[START]
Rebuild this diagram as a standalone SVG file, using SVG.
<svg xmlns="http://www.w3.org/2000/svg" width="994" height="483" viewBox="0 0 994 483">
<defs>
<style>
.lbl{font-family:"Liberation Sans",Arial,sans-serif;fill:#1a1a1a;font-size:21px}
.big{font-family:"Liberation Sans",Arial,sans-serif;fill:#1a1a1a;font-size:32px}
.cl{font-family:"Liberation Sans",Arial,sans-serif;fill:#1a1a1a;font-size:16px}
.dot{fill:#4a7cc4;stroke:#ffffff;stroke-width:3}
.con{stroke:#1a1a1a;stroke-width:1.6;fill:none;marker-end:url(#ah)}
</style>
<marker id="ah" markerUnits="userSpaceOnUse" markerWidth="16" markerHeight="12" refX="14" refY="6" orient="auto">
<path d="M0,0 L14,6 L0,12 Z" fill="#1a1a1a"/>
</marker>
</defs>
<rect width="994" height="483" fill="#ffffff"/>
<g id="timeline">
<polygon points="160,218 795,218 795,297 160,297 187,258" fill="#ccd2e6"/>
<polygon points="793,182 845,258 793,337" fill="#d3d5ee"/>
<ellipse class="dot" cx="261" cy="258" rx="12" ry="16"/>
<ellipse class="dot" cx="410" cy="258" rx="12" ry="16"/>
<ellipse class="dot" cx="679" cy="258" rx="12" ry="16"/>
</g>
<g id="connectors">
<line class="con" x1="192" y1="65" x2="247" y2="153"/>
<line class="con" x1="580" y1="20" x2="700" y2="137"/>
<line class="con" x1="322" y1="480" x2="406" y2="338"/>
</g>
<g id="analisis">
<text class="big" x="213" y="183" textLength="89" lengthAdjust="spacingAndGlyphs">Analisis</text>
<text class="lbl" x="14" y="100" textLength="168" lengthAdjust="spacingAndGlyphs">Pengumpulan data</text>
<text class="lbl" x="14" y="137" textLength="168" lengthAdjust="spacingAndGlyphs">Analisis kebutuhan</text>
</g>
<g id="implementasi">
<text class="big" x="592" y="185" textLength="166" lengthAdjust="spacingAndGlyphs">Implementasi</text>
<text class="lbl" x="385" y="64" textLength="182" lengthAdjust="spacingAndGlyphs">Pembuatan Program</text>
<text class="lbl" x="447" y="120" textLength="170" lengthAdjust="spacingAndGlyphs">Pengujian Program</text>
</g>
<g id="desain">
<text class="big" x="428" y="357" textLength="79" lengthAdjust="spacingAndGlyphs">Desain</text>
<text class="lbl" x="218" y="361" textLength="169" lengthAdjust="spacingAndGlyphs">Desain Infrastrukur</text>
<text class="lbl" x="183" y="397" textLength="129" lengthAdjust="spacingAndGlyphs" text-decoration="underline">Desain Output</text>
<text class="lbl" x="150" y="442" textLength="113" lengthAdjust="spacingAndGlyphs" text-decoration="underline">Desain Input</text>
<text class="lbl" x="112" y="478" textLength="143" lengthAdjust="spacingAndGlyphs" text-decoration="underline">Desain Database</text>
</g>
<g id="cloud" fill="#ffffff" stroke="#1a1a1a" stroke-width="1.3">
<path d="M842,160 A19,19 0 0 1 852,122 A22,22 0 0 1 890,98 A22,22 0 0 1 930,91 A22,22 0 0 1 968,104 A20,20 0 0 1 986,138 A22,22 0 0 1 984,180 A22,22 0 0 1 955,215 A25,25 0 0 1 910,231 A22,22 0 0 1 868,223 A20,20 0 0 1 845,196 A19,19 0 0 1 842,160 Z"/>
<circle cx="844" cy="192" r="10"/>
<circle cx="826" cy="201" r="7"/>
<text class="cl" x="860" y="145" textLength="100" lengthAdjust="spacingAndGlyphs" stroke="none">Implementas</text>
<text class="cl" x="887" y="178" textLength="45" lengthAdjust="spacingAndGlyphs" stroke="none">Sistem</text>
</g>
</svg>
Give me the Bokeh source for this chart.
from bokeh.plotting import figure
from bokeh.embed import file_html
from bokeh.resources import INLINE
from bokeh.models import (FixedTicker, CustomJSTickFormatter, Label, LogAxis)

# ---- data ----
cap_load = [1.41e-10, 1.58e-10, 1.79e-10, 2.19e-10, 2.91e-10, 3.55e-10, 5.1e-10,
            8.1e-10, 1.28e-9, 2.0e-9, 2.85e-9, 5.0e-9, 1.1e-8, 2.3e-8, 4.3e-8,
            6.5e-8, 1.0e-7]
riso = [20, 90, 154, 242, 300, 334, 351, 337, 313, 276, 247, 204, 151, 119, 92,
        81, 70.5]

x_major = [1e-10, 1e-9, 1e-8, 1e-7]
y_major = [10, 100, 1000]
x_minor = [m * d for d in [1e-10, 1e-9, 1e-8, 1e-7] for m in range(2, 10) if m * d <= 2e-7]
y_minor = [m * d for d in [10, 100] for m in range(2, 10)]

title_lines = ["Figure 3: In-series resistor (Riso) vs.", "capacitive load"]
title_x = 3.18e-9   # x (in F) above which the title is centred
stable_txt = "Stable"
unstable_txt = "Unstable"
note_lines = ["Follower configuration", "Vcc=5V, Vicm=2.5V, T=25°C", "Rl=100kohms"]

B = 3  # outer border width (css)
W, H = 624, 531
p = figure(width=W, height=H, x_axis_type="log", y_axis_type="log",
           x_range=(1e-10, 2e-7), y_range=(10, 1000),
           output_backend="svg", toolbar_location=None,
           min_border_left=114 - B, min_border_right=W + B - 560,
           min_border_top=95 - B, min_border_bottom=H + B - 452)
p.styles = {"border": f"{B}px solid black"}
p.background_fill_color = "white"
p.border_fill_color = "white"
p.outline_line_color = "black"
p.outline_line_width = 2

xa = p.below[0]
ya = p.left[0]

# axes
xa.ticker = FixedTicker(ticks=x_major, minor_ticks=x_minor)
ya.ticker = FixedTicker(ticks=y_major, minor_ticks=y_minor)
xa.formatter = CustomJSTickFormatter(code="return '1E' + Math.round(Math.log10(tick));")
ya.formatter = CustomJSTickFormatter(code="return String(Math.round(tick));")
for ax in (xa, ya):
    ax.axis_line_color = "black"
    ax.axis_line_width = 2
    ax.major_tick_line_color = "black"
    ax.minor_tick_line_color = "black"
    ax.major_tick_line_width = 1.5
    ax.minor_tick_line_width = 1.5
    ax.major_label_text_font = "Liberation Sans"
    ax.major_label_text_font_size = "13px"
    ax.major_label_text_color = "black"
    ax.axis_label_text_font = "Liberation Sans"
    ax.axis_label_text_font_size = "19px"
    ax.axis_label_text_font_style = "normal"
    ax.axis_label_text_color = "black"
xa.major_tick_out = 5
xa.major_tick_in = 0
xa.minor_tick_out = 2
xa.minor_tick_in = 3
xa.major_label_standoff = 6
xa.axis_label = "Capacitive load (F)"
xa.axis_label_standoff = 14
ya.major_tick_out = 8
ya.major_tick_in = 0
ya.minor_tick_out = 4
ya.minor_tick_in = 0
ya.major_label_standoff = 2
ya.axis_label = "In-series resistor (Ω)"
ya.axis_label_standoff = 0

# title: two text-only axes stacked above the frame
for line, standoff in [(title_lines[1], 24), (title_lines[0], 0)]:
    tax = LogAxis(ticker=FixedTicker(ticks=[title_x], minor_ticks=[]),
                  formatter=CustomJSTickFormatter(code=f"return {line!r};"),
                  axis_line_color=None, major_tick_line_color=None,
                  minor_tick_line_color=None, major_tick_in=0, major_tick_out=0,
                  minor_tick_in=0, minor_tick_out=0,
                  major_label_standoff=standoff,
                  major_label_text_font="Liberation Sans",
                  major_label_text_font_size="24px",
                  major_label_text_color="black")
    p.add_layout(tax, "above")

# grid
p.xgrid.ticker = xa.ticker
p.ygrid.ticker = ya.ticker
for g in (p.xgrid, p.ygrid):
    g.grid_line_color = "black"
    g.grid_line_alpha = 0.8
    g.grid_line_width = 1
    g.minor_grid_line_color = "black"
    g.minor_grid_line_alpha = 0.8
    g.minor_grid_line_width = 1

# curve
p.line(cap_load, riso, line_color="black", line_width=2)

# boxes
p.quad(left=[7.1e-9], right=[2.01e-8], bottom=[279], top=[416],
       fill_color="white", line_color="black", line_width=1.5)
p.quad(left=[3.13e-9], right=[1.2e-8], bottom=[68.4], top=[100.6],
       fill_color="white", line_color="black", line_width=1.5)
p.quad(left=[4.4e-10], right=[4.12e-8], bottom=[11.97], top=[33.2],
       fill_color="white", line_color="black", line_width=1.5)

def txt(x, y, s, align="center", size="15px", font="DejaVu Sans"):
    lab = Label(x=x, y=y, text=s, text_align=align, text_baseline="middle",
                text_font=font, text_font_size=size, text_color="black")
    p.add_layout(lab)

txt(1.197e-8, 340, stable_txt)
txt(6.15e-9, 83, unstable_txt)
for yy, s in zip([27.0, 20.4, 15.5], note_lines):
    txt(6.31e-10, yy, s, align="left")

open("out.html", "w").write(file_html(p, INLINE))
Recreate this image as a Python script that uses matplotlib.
[END]
Task.
Return a copy of every line that includes the word "this".

Solution.
Rebuild this diagram as a standalone SVG file, using SVG.
Give me the Bokeh source for this chart.
Recreate this image as a Python script that uses matplotlib.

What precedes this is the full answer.